Goal:
Transcribe word for word only the span whose first line is the one with "Give me the D3.js source for this chart." and whose last line is the one with "const valsBlue = [];"; both of those lines belong to it.

Records shown:

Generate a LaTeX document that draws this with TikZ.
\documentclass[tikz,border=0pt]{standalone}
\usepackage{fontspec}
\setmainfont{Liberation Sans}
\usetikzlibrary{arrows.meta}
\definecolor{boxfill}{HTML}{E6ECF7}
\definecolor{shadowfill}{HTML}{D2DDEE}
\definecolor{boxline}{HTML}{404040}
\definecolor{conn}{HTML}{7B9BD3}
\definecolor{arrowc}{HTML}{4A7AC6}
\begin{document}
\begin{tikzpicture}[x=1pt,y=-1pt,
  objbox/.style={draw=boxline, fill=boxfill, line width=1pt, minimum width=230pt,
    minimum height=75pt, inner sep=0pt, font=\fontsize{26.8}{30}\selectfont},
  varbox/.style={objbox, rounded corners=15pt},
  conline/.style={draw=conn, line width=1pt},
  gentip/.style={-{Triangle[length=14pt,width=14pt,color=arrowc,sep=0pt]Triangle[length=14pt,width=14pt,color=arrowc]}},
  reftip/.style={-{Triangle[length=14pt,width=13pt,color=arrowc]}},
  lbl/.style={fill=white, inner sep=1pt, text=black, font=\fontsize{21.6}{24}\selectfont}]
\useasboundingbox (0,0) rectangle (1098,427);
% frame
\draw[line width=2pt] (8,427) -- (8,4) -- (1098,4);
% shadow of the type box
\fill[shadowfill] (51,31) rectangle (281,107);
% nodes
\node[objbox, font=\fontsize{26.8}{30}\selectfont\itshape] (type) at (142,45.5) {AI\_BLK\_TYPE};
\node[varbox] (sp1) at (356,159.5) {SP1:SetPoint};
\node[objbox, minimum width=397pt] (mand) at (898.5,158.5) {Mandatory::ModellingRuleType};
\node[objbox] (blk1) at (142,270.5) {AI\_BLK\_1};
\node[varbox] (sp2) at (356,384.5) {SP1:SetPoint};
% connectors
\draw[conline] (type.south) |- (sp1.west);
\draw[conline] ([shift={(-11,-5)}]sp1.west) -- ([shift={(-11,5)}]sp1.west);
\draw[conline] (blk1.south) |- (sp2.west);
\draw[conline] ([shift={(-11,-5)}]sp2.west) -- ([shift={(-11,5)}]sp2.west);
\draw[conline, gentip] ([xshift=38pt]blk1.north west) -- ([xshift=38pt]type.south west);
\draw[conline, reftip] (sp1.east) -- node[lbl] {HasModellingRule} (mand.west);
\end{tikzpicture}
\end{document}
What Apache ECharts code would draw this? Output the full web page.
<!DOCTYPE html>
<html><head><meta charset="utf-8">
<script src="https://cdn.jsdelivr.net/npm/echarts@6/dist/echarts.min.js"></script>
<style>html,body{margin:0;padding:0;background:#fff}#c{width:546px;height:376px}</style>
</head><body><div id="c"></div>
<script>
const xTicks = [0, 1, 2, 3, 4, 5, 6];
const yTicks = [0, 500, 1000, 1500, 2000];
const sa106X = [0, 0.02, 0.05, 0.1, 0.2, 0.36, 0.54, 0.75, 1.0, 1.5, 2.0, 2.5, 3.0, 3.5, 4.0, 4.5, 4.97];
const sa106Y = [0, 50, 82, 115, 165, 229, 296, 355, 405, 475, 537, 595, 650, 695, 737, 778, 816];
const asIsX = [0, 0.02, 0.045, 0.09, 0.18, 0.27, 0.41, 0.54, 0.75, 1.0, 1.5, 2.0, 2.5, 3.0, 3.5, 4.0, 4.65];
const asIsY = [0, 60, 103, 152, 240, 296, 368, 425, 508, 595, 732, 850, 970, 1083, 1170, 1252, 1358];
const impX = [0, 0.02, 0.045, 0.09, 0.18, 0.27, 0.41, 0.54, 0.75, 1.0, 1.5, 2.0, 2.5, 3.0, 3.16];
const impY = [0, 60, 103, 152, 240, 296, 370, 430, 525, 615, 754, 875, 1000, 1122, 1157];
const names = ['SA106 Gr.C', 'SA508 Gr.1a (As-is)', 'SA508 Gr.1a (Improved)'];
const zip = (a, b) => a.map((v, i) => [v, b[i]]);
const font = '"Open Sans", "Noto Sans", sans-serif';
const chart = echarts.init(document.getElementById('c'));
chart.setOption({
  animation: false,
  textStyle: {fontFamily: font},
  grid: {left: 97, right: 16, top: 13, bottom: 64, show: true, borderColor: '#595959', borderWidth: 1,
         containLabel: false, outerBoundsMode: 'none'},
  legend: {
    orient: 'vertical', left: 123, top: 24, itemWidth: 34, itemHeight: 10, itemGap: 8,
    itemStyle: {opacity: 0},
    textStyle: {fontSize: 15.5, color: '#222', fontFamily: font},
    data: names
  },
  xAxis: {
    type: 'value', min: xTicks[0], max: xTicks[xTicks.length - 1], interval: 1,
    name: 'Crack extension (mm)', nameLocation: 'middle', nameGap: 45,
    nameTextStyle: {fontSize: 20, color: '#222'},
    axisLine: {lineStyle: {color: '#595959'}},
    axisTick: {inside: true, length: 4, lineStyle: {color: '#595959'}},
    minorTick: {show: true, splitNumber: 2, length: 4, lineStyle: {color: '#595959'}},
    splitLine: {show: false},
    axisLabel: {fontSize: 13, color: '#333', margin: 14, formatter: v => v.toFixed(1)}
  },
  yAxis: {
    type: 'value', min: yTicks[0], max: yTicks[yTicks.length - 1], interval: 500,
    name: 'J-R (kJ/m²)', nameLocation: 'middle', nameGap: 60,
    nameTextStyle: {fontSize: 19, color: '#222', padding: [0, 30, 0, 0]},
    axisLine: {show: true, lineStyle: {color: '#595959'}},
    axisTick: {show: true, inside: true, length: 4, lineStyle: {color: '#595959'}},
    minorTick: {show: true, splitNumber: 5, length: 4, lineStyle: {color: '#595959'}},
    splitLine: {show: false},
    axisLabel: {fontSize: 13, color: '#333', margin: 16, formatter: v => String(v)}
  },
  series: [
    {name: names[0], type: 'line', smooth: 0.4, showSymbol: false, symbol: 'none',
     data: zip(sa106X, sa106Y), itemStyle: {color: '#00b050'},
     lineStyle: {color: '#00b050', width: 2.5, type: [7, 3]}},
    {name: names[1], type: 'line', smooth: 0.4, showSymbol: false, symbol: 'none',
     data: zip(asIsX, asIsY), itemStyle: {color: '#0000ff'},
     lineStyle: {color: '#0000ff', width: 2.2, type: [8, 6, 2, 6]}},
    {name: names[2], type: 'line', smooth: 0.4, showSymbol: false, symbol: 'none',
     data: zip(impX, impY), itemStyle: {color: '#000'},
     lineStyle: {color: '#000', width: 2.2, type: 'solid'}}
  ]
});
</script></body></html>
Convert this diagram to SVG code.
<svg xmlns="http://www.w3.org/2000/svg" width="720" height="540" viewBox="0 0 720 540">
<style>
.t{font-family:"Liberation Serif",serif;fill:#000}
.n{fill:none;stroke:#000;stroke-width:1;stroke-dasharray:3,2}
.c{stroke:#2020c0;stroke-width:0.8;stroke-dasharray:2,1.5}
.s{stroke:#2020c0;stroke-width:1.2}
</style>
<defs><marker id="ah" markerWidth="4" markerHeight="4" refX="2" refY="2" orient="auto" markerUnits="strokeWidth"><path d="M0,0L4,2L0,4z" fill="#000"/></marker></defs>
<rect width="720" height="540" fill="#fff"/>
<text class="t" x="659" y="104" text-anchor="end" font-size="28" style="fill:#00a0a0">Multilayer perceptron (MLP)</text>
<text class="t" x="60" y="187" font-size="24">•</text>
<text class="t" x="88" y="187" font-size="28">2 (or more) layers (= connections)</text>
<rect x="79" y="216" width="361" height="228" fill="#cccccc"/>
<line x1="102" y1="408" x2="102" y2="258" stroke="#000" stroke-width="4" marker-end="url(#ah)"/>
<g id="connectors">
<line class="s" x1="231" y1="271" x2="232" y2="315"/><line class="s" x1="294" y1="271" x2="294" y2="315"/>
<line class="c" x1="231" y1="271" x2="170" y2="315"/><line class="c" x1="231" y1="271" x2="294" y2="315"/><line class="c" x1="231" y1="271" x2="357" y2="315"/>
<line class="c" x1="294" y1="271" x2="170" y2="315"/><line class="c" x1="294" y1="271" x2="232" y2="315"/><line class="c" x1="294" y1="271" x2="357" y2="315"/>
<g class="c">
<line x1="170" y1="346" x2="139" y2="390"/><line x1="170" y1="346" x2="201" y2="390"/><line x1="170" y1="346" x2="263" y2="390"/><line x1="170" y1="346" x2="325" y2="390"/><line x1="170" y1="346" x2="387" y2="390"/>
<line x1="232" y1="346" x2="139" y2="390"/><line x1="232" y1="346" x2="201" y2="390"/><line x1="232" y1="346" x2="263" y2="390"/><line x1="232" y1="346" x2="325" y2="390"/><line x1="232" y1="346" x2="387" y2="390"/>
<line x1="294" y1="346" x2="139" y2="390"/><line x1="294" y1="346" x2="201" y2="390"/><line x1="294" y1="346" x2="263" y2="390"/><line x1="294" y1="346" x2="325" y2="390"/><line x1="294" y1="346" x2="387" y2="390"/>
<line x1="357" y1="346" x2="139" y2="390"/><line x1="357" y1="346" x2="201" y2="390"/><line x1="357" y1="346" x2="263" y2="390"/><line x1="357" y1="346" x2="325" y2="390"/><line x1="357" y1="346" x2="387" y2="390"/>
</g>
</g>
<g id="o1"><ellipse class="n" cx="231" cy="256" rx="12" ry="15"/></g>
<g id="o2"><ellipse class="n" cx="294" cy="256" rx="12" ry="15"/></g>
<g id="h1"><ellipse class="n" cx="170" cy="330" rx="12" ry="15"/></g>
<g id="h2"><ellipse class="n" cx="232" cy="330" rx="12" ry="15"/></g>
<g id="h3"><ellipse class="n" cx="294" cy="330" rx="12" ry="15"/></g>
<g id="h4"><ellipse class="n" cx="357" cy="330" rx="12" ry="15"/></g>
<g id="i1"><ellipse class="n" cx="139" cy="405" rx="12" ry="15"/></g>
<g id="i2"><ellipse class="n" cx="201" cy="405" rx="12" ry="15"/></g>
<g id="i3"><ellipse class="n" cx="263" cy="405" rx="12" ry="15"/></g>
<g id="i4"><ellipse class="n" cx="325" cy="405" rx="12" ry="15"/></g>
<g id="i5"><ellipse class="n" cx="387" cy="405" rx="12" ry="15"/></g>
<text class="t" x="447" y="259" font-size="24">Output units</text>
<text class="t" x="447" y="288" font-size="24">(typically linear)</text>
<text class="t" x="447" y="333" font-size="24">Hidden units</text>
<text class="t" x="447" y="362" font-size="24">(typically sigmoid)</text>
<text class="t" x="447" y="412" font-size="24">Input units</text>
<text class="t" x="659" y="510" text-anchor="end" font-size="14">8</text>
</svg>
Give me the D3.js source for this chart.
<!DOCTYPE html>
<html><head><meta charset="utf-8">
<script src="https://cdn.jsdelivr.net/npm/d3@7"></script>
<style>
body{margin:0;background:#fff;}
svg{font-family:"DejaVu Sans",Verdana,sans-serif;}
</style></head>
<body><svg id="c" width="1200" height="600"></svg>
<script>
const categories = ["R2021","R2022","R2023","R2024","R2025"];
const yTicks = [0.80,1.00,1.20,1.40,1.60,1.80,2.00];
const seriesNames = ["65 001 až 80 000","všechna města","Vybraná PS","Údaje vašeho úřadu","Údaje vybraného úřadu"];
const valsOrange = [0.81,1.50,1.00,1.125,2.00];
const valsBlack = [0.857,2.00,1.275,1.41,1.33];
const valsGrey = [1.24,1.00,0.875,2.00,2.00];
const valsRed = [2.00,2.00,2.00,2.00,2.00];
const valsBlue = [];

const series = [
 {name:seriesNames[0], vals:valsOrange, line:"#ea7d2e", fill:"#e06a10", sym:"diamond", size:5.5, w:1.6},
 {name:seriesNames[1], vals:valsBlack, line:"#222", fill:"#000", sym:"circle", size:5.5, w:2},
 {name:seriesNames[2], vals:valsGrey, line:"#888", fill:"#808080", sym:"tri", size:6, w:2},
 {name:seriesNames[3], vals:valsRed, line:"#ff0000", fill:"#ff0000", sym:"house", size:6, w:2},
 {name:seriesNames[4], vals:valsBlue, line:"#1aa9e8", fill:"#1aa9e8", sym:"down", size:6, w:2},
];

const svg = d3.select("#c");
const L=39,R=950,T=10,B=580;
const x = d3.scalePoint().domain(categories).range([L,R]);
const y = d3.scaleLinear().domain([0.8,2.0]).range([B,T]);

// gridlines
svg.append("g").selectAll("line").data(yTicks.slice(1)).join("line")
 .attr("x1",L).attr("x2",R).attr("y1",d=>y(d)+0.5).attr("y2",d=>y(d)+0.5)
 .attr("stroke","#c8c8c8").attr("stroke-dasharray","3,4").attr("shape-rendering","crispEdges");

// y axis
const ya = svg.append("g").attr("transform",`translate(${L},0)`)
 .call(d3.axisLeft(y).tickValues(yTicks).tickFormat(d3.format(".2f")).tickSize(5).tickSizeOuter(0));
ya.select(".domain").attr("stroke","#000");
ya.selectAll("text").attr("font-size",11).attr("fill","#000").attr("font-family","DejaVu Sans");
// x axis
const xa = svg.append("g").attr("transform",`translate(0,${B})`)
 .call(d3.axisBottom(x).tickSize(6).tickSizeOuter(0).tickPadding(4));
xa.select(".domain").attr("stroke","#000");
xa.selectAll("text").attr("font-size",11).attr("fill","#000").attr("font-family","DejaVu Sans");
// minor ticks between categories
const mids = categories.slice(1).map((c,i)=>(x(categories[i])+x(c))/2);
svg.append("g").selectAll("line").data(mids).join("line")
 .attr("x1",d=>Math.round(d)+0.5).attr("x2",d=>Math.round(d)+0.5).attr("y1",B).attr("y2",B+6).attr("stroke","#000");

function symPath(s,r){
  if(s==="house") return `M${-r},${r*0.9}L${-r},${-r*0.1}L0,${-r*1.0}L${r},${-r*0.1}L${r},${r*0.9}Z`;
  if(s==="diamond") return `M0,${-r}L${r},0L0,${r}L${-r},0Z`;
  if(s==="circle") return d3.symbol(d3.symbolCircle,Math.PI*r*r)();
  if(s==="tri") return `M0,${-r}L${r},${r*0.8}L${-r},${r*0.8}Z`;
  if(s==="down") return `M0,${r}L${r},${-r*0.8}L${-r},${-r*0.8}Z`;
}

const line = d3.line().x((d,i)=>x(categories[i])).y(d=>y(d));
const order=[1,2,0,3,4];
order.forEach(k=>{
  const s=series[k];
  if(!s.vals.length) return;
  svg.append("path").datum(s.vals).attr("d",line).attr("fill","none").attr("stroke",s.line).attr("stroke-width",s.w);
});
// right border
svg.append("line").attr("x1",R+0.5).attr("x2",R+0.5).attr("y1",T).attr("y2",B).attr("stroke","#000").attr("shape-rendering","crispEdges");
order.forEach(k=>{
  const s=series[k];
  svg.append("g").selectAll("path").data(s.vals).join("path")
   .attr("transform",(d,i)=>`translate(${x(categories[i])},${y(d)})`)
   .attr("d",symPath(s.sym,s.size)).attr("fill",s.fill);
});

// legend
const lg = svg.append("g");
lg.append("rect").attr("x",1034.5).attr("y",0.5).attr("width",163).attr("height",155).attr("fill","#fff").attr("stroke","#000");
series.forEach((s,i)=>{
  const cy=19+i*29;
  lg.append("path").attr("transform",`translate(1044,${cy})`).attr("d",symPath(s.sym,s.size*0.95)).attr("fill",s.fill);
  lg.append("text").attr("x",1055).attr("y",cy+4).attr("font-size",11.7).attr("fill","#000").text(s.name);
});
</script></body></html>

Answer to the task:
Give me the D3.js source for this chart.
<!DOCTYPE html>
<html><head><meta charset="utf-8">
<script src="https://cdn.jsdelivr.net/npm/d3@7"></script>
<style>
body{margin:0;background:#fff;}
svg{font-family:"DejaVu Sans",Verdana,sans-serif;}
</style></head>
<body><svg id="c" width="1200" height="600"></svg>
<script>
const categories = ["R2021","R2022","R2023","R2024","R2025"];
const yTicks = [0.80,1.00,1.20,1.40,1.60,1.80,2.00];
const seriesNames = ["65 001 až 80 000","všechna města","Vybraná PS","Údaje vašeho úřadu","Údaje vybraného úřadu"];
const valsOrange = [0.81,1.50,1.00,1.125,2.00];
const valsBlack = [0.857,2.00,1.275,1.41,1.33];
const valsGrey = [1.24,1.00,0.875,2.00,2.00];
const valsRed = [2.00,2.00,2.00,2.00,2.00];
const valsBlue = [];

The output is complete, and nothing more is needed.